Making XML documents part of the ’ordinary‘ browsing experience while preserving XML’s special capabilities requires more than tacking a conversion engine on to a browser.  The infrastructure has been developing slowly, and the next versions of both Netscape’s and Microsoft’s browsers may finally make that dream possible.  Netscape’s Mozilla is in the lead right now, providing CSS support for presenting XML on screen, a subset of XLink for connecting those documents, and support for the Document Object Model, exposing those documents to scripting.  The Internet Explorer developers are improving their product as well, though some key issues like support for XLink remain unresolved.

When these browser plans finally come to pass, web developers will be able to apply many of the skills they already have, using Cascading Style Sheets for layout, the Document Object Model for scripting, and the understandings of web interfaces they developed while building in HTML.  They’ll need to add a basic understanding of XML and XLink to that mix, but web development doesn’t require mastering the intricacies of either of these specifications.

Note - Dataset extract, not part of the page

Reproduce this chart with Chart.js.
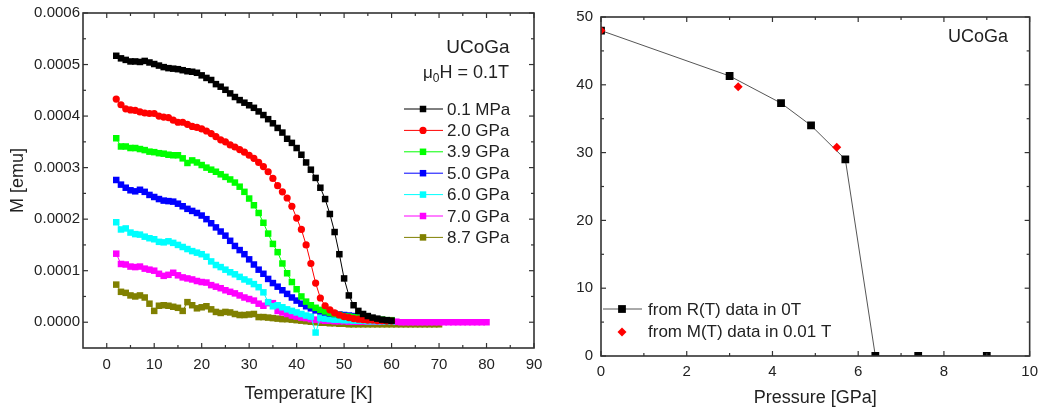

The Future of the Web#section7

While predictions about the web’s future are always dangerous, it seems likely that XML is finally gearing up to move on its original target: the World Wide Web.  The W3C, widely acknowledged as the standard-bearer for HTML, is moving HTML into XML, while providing XML with the facilities it needs to match and surpass the hypertext capabilities of HTML.  Web developers will eventually face a very different world: a world where different vocabularies are a benefit rather than a cost, while rigid syntactical rules make those vocabularies both manageable and useful.